Сегодня я получил от министра (через попечителя) секретное предписание следующего содержания: «Рассматривая появляющиеся в повременных изданиях сочинения об отечественной истории, я заметил, что в них нередко вкрадываются рассуждения о вопросах государственных и политических, которых изложение должно быть допускаемо с особенною осторожностью и только в пределах самой строгой умеренности. Особенного внимания требует тут стремление некоторых авторов к возбуждению в читающей публике необдуманных порывов патриотизма, общего или провинциального, становящегося иногда если не опасным, то по крайней мере неблагоразумным по тем последствиям, какие он может иметь». В заключение предписывается иметь строгое наблюдение и проч.


1 июня 1847 года

В эти для меня роковые дни [смерть сына] я выпустил из виду разные общественные события. Глаза мои, полные слез, тускло смотрели на внешние предметы: они блуждали только в страшной бездне моего собственного злополучия, тщетно стараясь уловить хоть один луч отрады.

Между тем случилось много любопытного. Чижов был схвачен по повелению правительства на границе, у таможенной заставы, и в качестве опасного славянофила, с своей бородой, привезен в III отделение. После девятидневного заключения и нескольких допросов он третьего дня выпущен на волю.

Он был у меня и рассказал мне много любопытного о вопросах, которые ему предлагались, и о своих ответах на них. Ответы эти он давал сначала устно, а потом сам же излагал на бумагу, для доклада государю. Если верить ему, он не говорил ничего компрометирующего убеждения, противные его школе. Но я считаю Чижова хитрейшим из всех настоящих и будущих славянофилов и неславянофилов. Я думаю, что он — конечно, тонко, ловко и не вдаваясь в личности — в массе не пощадил тех, которые думают не заодно с ним. Не выдаю за непреложное свое мнение, но вот какое сложилось оно у меня из его слов. Он разделил свою исповедь на две части. В первой он как бы признавался в некоторых заблуждениях, а именно относительно соединения всех славян в одну монархию под скипетром России. Само собою разумеется, что это заблуждение, как проистекающее из избытка любви, было ему охотно прощено. Во второй части своей исповеди он явился горячим патриотом, совсем в духе самодержавия, православия и народности, чуждой всего европейского и даже враждебной Европе.

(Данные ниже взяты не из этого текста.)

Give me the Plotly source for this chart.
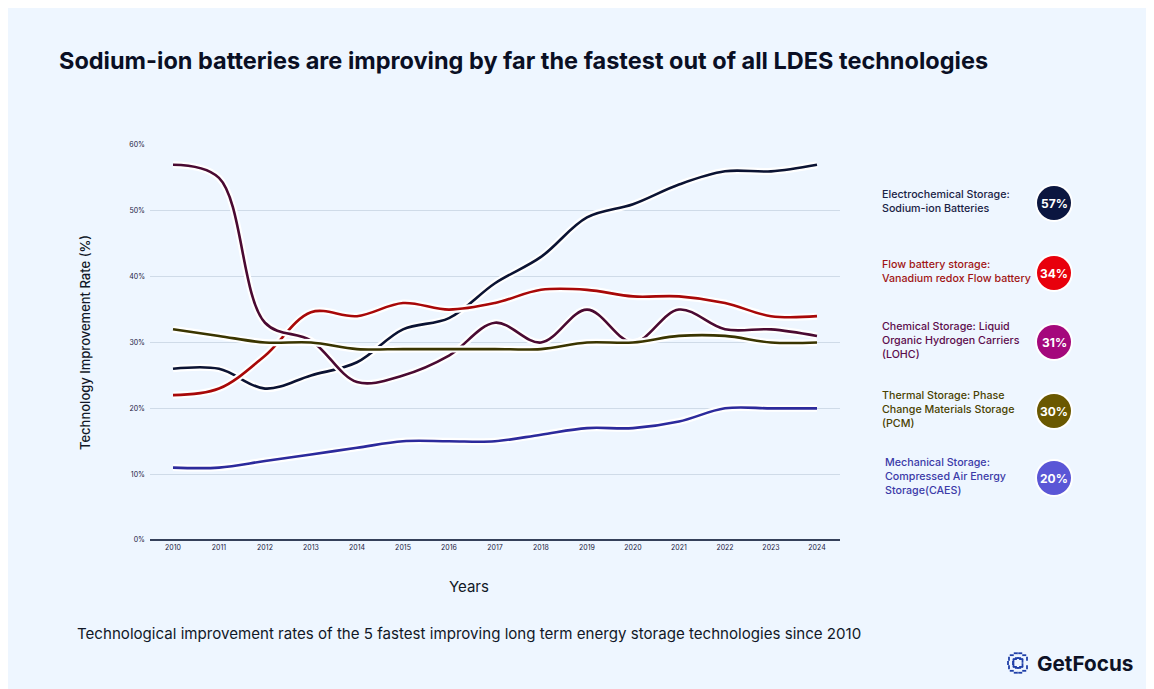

Он в припадке фанатизма даже воскликнул, что «Петр I был величайшим и опаснейшим революционером» (это уже не мое предположение, а Чижов действительно сказал это, как сам мне признался). В заключение его почтенные духовники, Леонтий Васильевич Дубельт и граф Орлов, остались им вполне довольны. Конечно, он в своей исповеди не коснулся демократических начал славянофильской проповеди и вышел из допроса совершенно белым и чистым. Его даже поблагодарили, но заметили ему на прощанье, что он слишком пылок и потому ему еще пока нельзя разрешить издание журнала в Москве. Как он вперед соединит свои славянофильские идеи с тем, что теперь должен будет писать и делать, — не знаю. Это тем труднее, что он отныне обязан все свои сочинения представлять на цензуру в Третье отделение.

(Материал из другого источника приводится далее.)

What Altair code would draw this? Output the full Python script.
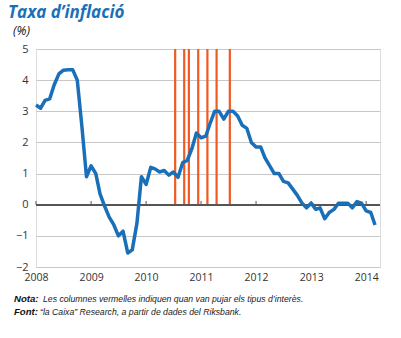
import altair as alt
import pandas as pd

# Monthly inflation (%), Jan 2008 .. Mar 2014
values = [
    3.2, 3.1, 3.35, 3.4, 3.85, 4.2, 4.32, 4.33, 4.33, 4.0, 2.5, 0.9,      # 2008
    1.25, 1.0, 0.35, -0.05, -0.4, -0.65, -1.0, -0.85, -1.55, -1.45, -0.6, 0.9,  # 2009
    0.65, 1.2, 1.15, 1.05, 1.1, 0.95, 1.05, 0.88, 1.35, 1.42, 1.8, 2.3,   # 2010
    2.15, 2.2, 2.6, 3.0, 3.0, 2.75, 3.0, 3.0, 2.85, 2.55, 2.45, 2.0,      # 2011
    1.85, 1.85, 1.5, 1.25, 1.0, 1.0, 0.75, 0.7, 0.5, 0.3, 0.05, -0.1,     # 2012
    0.05, -0.15, -0.1, -0.45, -0.25, -0.15, 0.05, 0.05, 0.05, -0.1, 0.1, 0.05,  # 2013
    -0.2, -0.25, -0.65,                                                    # 2014
]
dates = pd.date_range("2008-01-01", periods=len(values), freq="MS")

# Riksbank rate hikes
hikes = ["2010-07-13", "2010-09-11", "2010-10-12", "2010-12-13",
         "2011-02-12", "2011-04-14", "2011-07-11"]
years = ["2008-01-01", "2009-01-01", "2010-01-01", "2011-01-01",
         "2012-01-01", "2013-01-01", "2014-01-01"]
y_ticks = [-2, -1, 0, 1, 2, 3, 4, 5]

title_text = "Taxa d\u2019inflació"
unit_text = "(%)"
note_label = "Nota:"
note_text = "Les columnes vermelles indiquen quan van pujar els tipus d\u2019interès."
src_label = "Font:"
src_text = "\u201cla Caixa\u201d Research, a partir de dades del Riksbank."

BLUE = "#1a70b8"
ORANGE = "#f05a22"
FONT = "Open Sans"
NARROW = "Liberation Sans"

df = pd.DataFrame({"date": dates, "value": values})
hk = pd.DataFrame({"date": pd.to_datetime(hikes), "top": 5, "bottom": 0})
yr = pd.DataFrame({"date": pd.to_datetime(years), "y0": 0, "y1": 0.12})

xscale = alt.Scale(domain=["2008-01-01", "2014-04-03"])
yscale = alt.Scale(domain=[-2, 5], nice=False, zero=False)

xaxis = alt.Axis(values=[pd.Timestamp(y).isoformat() for y in years], format="%Y",
                 grid=False, domain=False, ticks=False, labelPadding=5,
                 labelFontSize=10.5, labelColor="#333", labelFont=FONT, title=None,
                 labelAlign="center")
yaxis = alt.Axis(values=y_ticks, grid=True, gridColor="#c8c8c8", gridWidth=1,
                 domain=False, ticks=False, labelPadding=8, labelFontSize=11,
                 labelColor="#333", labelFont=FONT, title=None, labelOverlap=False)

X = alt.X("date:T", scale=xscale, axis=xaxis)

grid = alt.Chart(df).mark_point(opacity=0).encode(
    x=X, y=alt.Y("value:Q", scale=yscale, axis=yaxis))

bars = alt.Chart(hk).mark_rule(color=ORANGE, strokeWidth=2.2).encode(
    x=X, y=alt.Y("top:Q", scale=yscale, axis=yaxis), y2="bottom:Q")

zero = alt.Chart(df).mark_rule(color="#555", strokeWidth=1.2).encode(
    y=alt.datum(0, scale=yscale, axis=yaxis))

yticks = alt.Chart(yr).mark_rule(color="#555", strokeWidth=1).encode(
    x=X, y=alt.Y("y0:Q", scale=yscale, axis=yaxis), y2="y1:Q")

line = alt.Chart(df).mark_line(color=BLUE, strokeWidth=3.5, strokeJoin="round").encode(
    x=X, y=alt.Y("value:Q", scale=yscale, axis=yaxis))

def txt(s, x, y, size, color="#222", weight="normal", style="italic", font=FONT):
    return alt.Chart(pd.DataFrame({"t": [s]})).mark_text(
        align="left", baseline="alphabetic", fontSize=size, fontWeight=weight,
        fontStyle=style, font=font, color=color).encode(
        text="t:N", x=alt.value(x), y=alt.value(y))

texts = [
    txt(title_text, -28, -31, 17, BLUE, "bold"),
    txt(unit_text, -23, -14, 12.5, "#222"),
    txt(note_label, -22, 253, 9.6, "#111", "bold", font=NARROW),
    txt(note_text, 7, 253, 8.7, "#222", font=NARROW),
    txt(src_label, -22, 266, 9.6, "#111", "bold", font=NARROW),
    txt(src_text, 4, 266, 8.7, "#222", font=NARROW),
]

chart = alt.layer(grid, bars, zero, yticks, line, *texts).properties(
    width=344, height=218,
    autosize=alt.AutoSizeParams(type="none"),
    padding={"left": 36, "top": 49, "right": 21, "bottom": 71},
).configure_view(stroke=None).configure(background="white")

chart.save("out.html", embed_options={"renderer": "svg", "actions": False})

Вчера, то есть 31 мая, состоялось чрезвычайное собрание совета в университете под председательством попечителя Мусина-Пушкина. В совет был приглашен и директор Педагогического института И. И. Давыдов. Читали предписание министра, составленное по высочайшей воле и где объясняется, как надо понимать нам нашу народность и что такое славянство по отношению к России. Народность наша состоит в беспредельной преданности и повиновении самодержавию, а славянство западное не должно возбуждать в нас никакого сочувствия. Оно само по себе, а мы сами по себе. Мы тем самым торжественно от него отрекаемся. Оно и не заслуживает нашего участия, потому что мы без него устроили свое государство, без него страдали и возвеличились, а оно всегда пребывало в зависимости от других, не умело ничего создать и теперь окончило свое историческое существование.

На основании всего этого министр желает, чтобы профессора с кафедры развивали нашу народность не иначе, как по этой программе и по повелению правительства. Это особенно касается профессоров славянских-наречий, русской истории и истории русского законодательства.

По прочтении этой бумаги попечитель объявил, что он не сомневается в благонамеренности нашей и в готовности следовать этому призыву; что он видит, как мы тронуты, и непременно доведет это до сведения министра. Ректор счел нужным поблагодарить попечителя от имени совета за доверие правительства и уверил его во всеобщем усердии и т. д. и т. д.

По выходе из совета попечителя наличные цензора тут же образовали чрезвычайное собрание комитета, который недолго думая поспешил запретить остроумную и совсем невинную статью против славянофилов, написанную Сенковским совершенно в духе тех идей, какие за полчаса мы слышали в совете. А три дня тому назад за такую же точно статью, напечатанную в «Отечественных записках», Краевский получил в III отделении благодарность от имени государя.